We proudly serve a diverse range of customers, including leading model laboratories, global corporations, and pioneering AI startups. Recently, we established a multi-year collaboration with OpenAI, aiming to scale up to 750 megawatts and revolutionize workloads with ultra-fast inference.
Leveraging our innovative wafer-scale architecture, Cerebras Inference offers the fastest Generative AI solution globally, boasting speeds over 10 times quicker than conventional GPU-based hyperscale cloud inference services. This significant speed enhancement is transforming how users experience AI applications, facilitating real-time iterations and boosting intelligence through advanced computation.
About The Role
We are looking for a seasoned IT SRE Team Lead to establish and manage the reliability function for Cerebras' internal technology infrastructure.

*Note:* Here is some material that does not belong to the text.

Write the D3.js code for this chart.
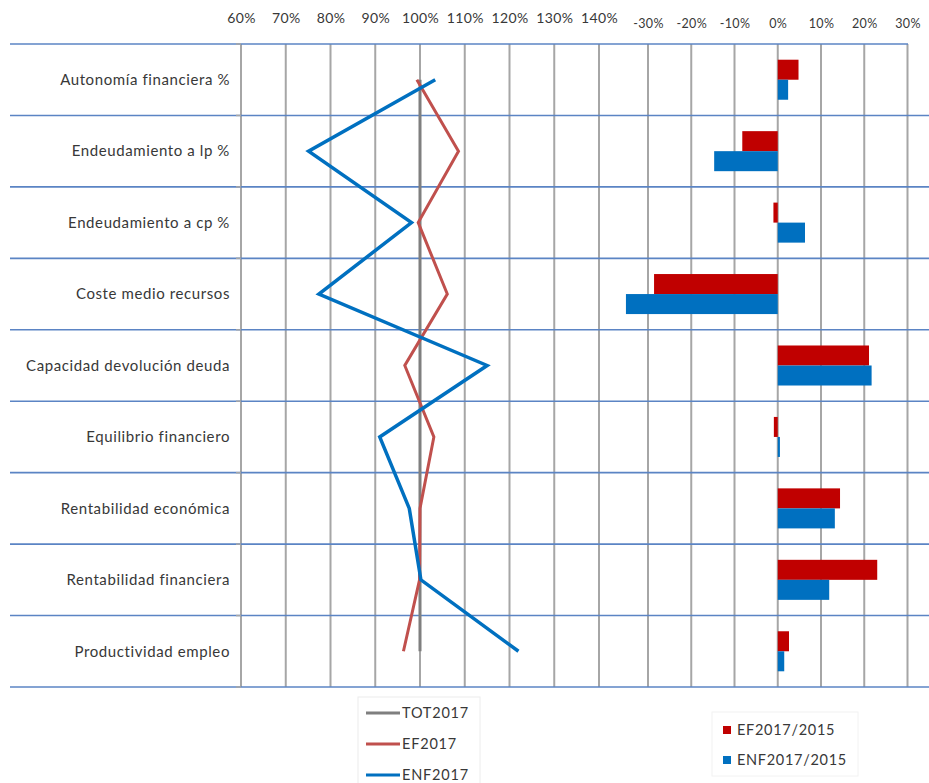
<!DOCTYPE html>
<html><head><meta charset="utf-8">
<script src="https://cdn.jsdelivr.net/npm/d3@7"></script>
<style>body{margin:0;background:#fff;} svg{display:block;font-family:Lato,'Open Sans',sans-serif;}</style>
</head><body><svg id="c" width="929" height="783"></svg>
<script>
const categories = ["Autonomía financiera %","Endeudamiento a lp %","Endeudamiento a cp %","Coste medio recursos","Capacidad devolución deuda","Equilibrio financiero","Rentabilidad económica","Rentabilidad financiera","Productividad empleo"];
const tot2017 = [100,100,100,100,100,100,100,100,100];
const ef2017 = [99.3,108.6,99.6,106.1,96.6,103.1,100.0,99.9,96.3];
const enf2017 = [103.4,75.1,98.1,77.4,115.0,91.0,97.6,100.2,122.0];
const ef20172015 = [4.8,-8.2,-1.0,-28.6,21.1,-0.9,14.4,23.0,2.6];
const enf20172015 = [2.4,-14.7,6.3,-35.1,21.7,0.5,13.2,11.9,1.5];
const leftTicks = [60,70,80,90,100,110,120,130,140];
const rightTicks = [-30,-20,-10,0,10,20,30];
const lineSeries = [
  {name:"TOT2017", values:tot2017, color:"#7f7f7f"},
  {name:"EF2017", values:ef2017, color:"#c0504d"},
  {name:"ENF2017", values:enf2017, color:"#0070c0"}
];
const barSeries = [
  {name:"EF2017/2015", values:ef20172015, color:"#c00000"},
  {name:"ENF2017/2015", values:enf20172015, color:"#0070c0"}
];

const svg = d3.select("#c");
svg.append("rect").attr("width",929).attr("height",783).attr("fill","#fff");
const yTop = 44, yBot = 687;
const y = d3.scaleBand().domain(categories).range([yTop,yBot]);
const xL = d3.scaleLinear().domain([60,140]).range([241,599]);
const xR = d3.scaleLinear().domain([-30,30]).range([648,907.5]);
const yIn = d3.scaleBand().domain(barSeries.map(d=>d.name)).range([0,y.bandwidth()]).paddingOuter(0.785);

const txt = "#383838";
// vertical gridlines
svg.append("g").selectAll("line").data(leftTicks).join("line")
  .attr("x1",d=>xL(d)).attr("x2",d=>xL(d)).attr("y1",yTop).attr("y2",yBot)
  .attr("stroke","#a6a6a6").attr("stroke-width",2);
svg.append("g").selectAll("line").data(rightTicks).join("line")
  .attr("x1",d=>xR(d)).attr("x2",d=>xR(d)).attr("y1",yTop).attr("y2",yBot)
  .attr("stroke","#a6a6a6").attr("stroke-width",2);

// horizontal category lines
const bounds = categories.map(c=>y(c)).concat([yBot]);
svg.append("g").selectAll("line").data(bounds).join("line")
  .attr("x1",10).attr("x2",(d,i)=>i===0?908:929).attr("y1",d=>d).attr("y2",d=>d)
  .attr("stroke","#5b84c4").attr("stroke-width",1.6);
// small ticks on left axis
svg.append("g").selectAll("line").data(bounds).join("line")
  .attr("x1",236).attr("x2",241).attr("y1",d=>d).attr("y2",d=>d)
  .attr("stroke","#a6a6a6").attr("stroke-width",1.5);

// top axes
const gL = svg.append("g").attr("transform",`translate(0,${yTop})`)
  .call(d3.axisTop(xL).tickValues(leftTicks).tickFormat(d=>d+"%").tickSize(0).tickPadding(21));
gL.select(".domain").remove();
gL.selectAll("text").attr("fill",txt).style("font-size","14px").style("letter-spacing","0.4px").style("font-family","Lato");
const gR = svg.append("g").attr("transform",`translate(0,${yTop})`)
  .call(d3.axisTop(xR).tickValues(rightTicks).tickFormat(d=>d+"%").tickSize(0).tickPadding(16));
gR.select(".domain").remove();
gR.selectAll("text").attr("fill",txt).style("font-size","12.5px").style("letter-spacing","0.4px").style("font-family","Lato");

// category labels
svg.append("g").selectAll("text").data(categories).join("text")
  .attr("x",230).attr("y",d=>y(d)+y.bandwidth()/2).attr("dy","0.35em")
  .attr("text-anchor","end").attr("fill",txt).style("font-size","15px").style("letter-spacing","0.6px").text(d=>d);

// bars
barSeries.forEach(s=>{
  svg.append("g").selectAll("rect").data(s.values).join("rect")
    .attr("x",d=>xR(Math.min(0,d))).attr("width",d=>Math.abs(xR(d)-xR(0)))
    .attr("y",(d,i)=>y(categories[i])+yIn(s.name)).attr("height",yIn.bandwidth())
    .attr("fill",s.color);
});

// lines
const line = d3.line().x(d=>xL(d)).y((d,i)=>y(categories[i])+y.bandwidth()/2);
lineSeries.forEach(s=>{
  svg.append("path").datum(s.values).attr("d",line).attr("fill","none")
    .attr("stroke",s.color).attr("stroke-width",s.name==="ENF2017"?3.5:3).attr("stroke-linejoin","miter");
});

// left legend
svg.append("rect").attr("x",358).attr("y",697).attr("width",122).attr("height",95)
  .attr("fill","#fff").attr("stroke","#ececec");
const lg = svg.append("g").selectAll("g").data(lineSeries).join("g")
  .attr("transform",(d,i)=>`translate(366,${713+i*31})`);
lg.append("line").attr("x1",0).attr("x2",34).attr("stroke",d=>d.color).attr("stroke-width",3);
lg.append("text").attr("x",36).attr("dy","0.35em").attr("fill",txt).style("font-size","14.5px").style("letter-spacing","0.8px").text(d=>d.name);

// right legend
svg.append("rect").attr("x",712).attr("y",712).attr("width",146).attr("height",64)
  .attr("fill","#fff").attr("stroke","#f2f2f2");
const rg = svg.append("g").selectAll("g").data(barSeries).join("g")
  .attr("transform",(d,i)=>`translate(723,${730+i*30})`);
rg.append("rect").attr("x",0).attr("y",-4).attr("width",8).attr("height",8).attr("fill",d=>d.color);
rg.append("text").attr("x",14).attr("dy","0.35em").attr("fill",txt).style("font-size","14.5px").style("letter-spacing","0.7px").text(d=>d.name);
</script></body></html>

As the IT SRE Team Lead, you will oversee the availability, performance, and operational quality of the systems that Cerebras employees depend on daily, which include identity management, endpoint management, collaboration tools, SaaS applications, and internal networking. The ideal candidate will adopt a software engineering perspective in IT operations, treating corporate infrastructure as code, defining measurable SLOs, automating remediation processes, and relentlessly minimizing toil.
You will build and lead a small, high-impact team of engineers responsible for developing tools, writing automation scripts, and troubleshooting issues as they arise. You will work closely with our security, networking, and infrastructure teams to ensure seamless operations.